What you have to do
Write out the material exactly, without any of its pictures.

Data

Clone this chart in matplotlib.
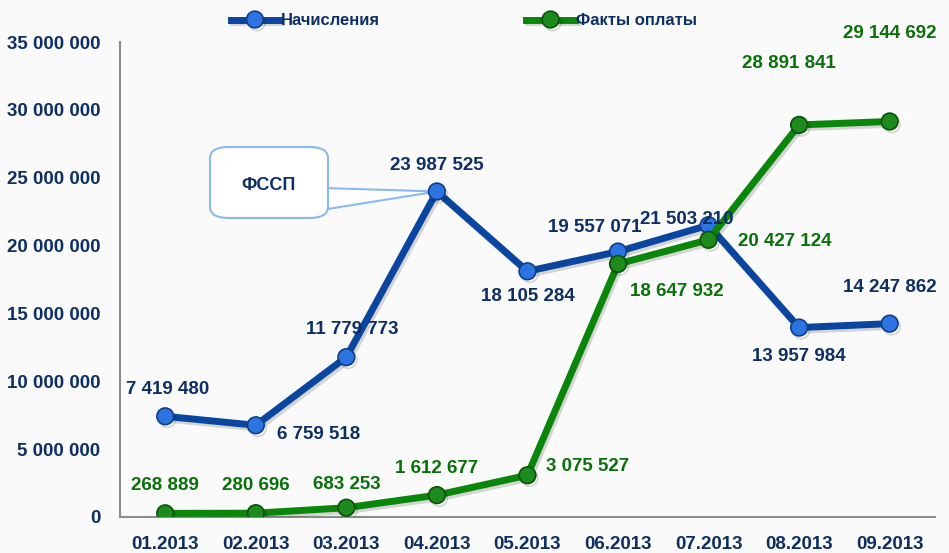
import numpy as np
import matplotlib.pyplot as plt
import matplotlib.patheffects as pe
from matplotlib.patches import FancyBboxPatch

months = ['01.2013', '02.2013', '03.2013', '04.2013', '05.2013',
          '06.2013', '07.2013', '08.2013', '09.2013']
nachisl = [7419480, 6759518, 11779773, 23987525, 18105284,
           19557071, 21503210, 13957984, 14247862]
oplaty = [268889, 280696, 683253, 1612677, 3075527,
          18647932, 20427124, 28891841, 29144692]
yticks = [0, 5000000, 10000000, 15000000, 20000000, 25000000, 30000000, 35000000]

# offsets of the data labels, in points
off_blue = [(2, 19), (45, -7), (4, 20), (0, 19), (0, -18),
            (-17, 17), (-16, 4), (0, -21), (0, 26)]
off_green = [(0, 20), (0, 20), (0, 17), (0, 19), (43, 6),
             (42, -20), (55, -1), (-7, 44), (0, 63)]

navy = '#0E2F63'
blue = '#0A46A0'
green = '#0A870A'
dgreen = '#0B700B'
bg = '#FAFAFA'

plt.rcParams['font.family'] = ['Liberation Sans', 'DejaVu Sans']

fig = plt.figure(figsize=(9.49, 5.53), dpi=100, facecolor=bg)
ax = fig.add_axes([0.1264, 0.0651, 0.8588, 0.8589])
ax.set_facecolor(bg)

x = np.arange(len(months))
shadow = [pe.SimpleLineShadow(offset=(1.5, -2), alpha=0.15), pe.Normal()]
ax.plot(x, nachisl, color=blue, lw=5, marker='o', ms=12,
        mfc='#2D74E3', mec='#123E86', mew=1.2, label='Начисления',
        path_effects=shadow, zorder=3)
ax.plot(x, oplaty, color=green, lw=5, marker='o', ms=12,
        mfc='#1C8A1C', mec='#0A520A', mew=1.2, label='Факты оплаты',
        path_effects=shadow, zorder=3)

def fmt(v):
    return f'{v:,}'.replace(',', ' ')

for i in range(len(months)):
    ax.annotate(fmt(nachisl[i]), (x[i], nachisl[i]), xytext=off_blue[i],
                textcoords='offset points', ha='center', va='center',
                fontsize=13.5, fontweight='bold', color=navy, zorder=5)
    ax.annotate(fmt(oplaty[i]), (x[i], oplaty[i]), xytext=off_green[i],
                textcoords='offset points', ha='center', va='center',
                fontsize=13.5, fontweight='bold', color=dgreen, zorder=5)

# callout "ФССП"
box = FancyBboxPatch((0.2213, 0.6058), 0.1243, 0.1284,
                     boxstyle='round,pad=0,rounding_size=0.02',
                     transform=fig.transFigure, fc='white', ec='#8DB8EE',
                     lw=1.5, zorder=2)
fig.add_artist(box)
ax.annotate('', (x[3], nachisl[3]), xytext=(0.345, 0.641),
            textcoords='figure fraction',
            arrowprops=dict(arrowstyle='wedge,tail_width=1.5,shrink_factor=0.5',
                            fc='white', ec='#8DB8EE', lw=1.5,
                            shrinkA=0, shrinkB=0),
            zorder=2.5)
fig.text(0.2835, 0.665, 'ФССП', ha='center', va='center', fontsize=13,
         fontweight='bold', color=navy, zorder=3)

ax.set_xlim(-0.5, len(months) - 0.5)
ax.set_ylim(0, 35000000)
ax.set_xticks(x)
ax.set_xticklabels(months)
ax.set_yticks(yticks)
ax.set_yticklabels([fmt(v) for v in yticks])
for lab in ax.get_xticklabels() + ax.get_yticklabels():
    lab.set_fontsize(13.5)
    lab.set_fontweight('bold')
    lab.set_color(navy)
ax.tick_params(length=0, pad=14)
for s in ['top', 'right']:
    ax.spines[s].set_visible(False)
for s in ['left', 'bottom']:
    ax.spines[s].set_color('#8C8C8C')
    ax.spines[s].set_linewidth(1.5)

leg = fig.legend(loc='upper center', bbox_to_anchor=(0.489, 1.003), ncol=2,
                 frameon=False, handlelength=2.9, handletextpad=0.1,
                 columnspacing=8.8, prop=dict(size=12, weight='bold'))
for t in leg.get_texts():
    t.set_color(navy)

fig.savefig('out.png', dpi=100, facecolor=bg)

Output for this task
Clone this chart in matplotlib.
import numpy as np
import matplotlib.pyplot as plt
import matplotlib.patheffects as pe
from matplotlib.patches import FancyBboxPatch

months = ['01.2013', '02.2013', '03.2013', '04.2013', '05.2013',
          '06.2013', '07.2013', '08.2013', '09.2013']
nachisl = [7419480, 6759518, 11779773, 23987525, 18105284,
           19557071, 21503210, 13957984, 14247862]
oplaty = [268889, 280696, 683253, 1612677, 3075527,
          18647932, 20427124, 28891841, 29144692]
yticks = [0, 5000000, 10000000, 15000000, 20000000, 25000000, 30000000, 35000000]

# offsets of the data labels, in points
off_blue = [(2, 19), (45, -7), (4, 20), (0, 19), (0, -18),
            (-17, 17), (-16, 4), (0, -21), (0, 26)]
off_green = [(0, 20), (0, 20), (0, 17), (0, 19), (43, 6),
             (42, -20), (55, -1), (-7, 44), (0, 63)]

navy = '#0E2F63'
blue = '#0A46A0'
green = '#0A870A'
dgreen = '#0B700B'
bg = '#FAFAFA'

plt.rcParams['font.family'] = ['Liberation Sans', 'DejaVu Sans']

fig = plt.figure(figsize=(9.49, 5.53), dpi=100, facecolor=bg)
ax = fig.add_axes([0.1264, 0.0651, 0.8588, 0.8589])
ax.set_facecolor(bg)

x = np.arange(len(months))
shadow = [pe.SimpleLineShadow(offset=(1.5, -2), alpha=0.15), pe.Normal()]
ax.plot(x, nachisl, color=blue, lw=5, marker='o', ms=12,
        mfc='#2D74E3', mec='#123E86', mew=1.2, label='Начисления',
        path_effects=shadow, zorder=3)
ax.plot(x, oplaty, color=green, lw=5, marker='o', ms=12,
        mfc='#1C8A1C', mec='#0A520A', mew=1.2, label='Факты оплаты',
        path_effects=shadow, zorder=3)

def fmt(v):
    return f'{v:,}'.replace(',', ' ')

for i in range(len(months)):
    ax.annotate(fmt(nachisl[i]), (x[i], nachisl[i]), xytext=off_blue[i],
                textcoords='offset points', ha='center', va='center',
                fontsize=13.5, fontweight='bold', color=navy, zorder=5)
    ax.annotate(fmt(oplaty[i]), (x[i], oplaty[i]), xytext=off_green[i],
                textcoords='offset points', ha='center', va='center',
                fontsize=13.5, fontweight='bold', color=dgreen, zorder=5)

# callout "ФССП"
box = FancyBboxPatch((0.2213, 0.6058), 0.1243, 0.1284,
                     boxstyle='round,pad=0,rounding_size=0.02',
                     transform=fig.transFigure, fc='white', ec='#8DB8EE',
                     lw=1.5, zorder=2)
fig.add_artist(box)
ax.annotate('', (x[3], nachisl[3]), xytext=(0.345, 0.641),
            textcoords='figure fraction',
            arrowprops=dict(arrowstyle='wedge,tail_width=1.5,shrink_factor=0.5',
                            fc='white', ec='#8DB8EE', lw=1.5,
                            shrinkA=0, shrinkB=0),
            zorder=2.5)
fig.text(0.2835, 0.665, 'ФССП', ha='center', va='center', fontsize=13,
         fontweight='bold', color=navy, zorder=3)

ax.set_xlim(-0.5, len(months) - 0.5)
ax.set_ylim(0, 35000000)
ax.set_xticks(x)
ax.set_xticklabels(months)
ax.set_yticks(yticks)
ax.set_yticklabels([fmt(v) for v in yticks])
for lab in ax.get_xticklabels() + ax.get_yticklabels():
    lab.set_fontsize(13.5)
    lab.set_fontweight('bold')
    lab.set_color(navy)
ax.tick_params(length=0, pad=14)
for s in ['top', 'right']:
    ax.spines[s].set_visible(False)
for s in ['left', 'bottom']:
    ax.spines[s].set_color('#8C8C8C')
    ax.spines[s].set_linewidth(1.5)

leg = fig.legend(loc='upper center', bbox_to_anchor=(0.489, 1.003), ncol=2,
                 frameon=False, handlelength=2.9, handletextpad=0.1,
                 columnspacing=8.8, prop=dict(size=12, weight='bold'))
for t in leg.get_texts():
    t.set_color(navy)

fig.savefig('out.png', dpi=100, facecolor=bg)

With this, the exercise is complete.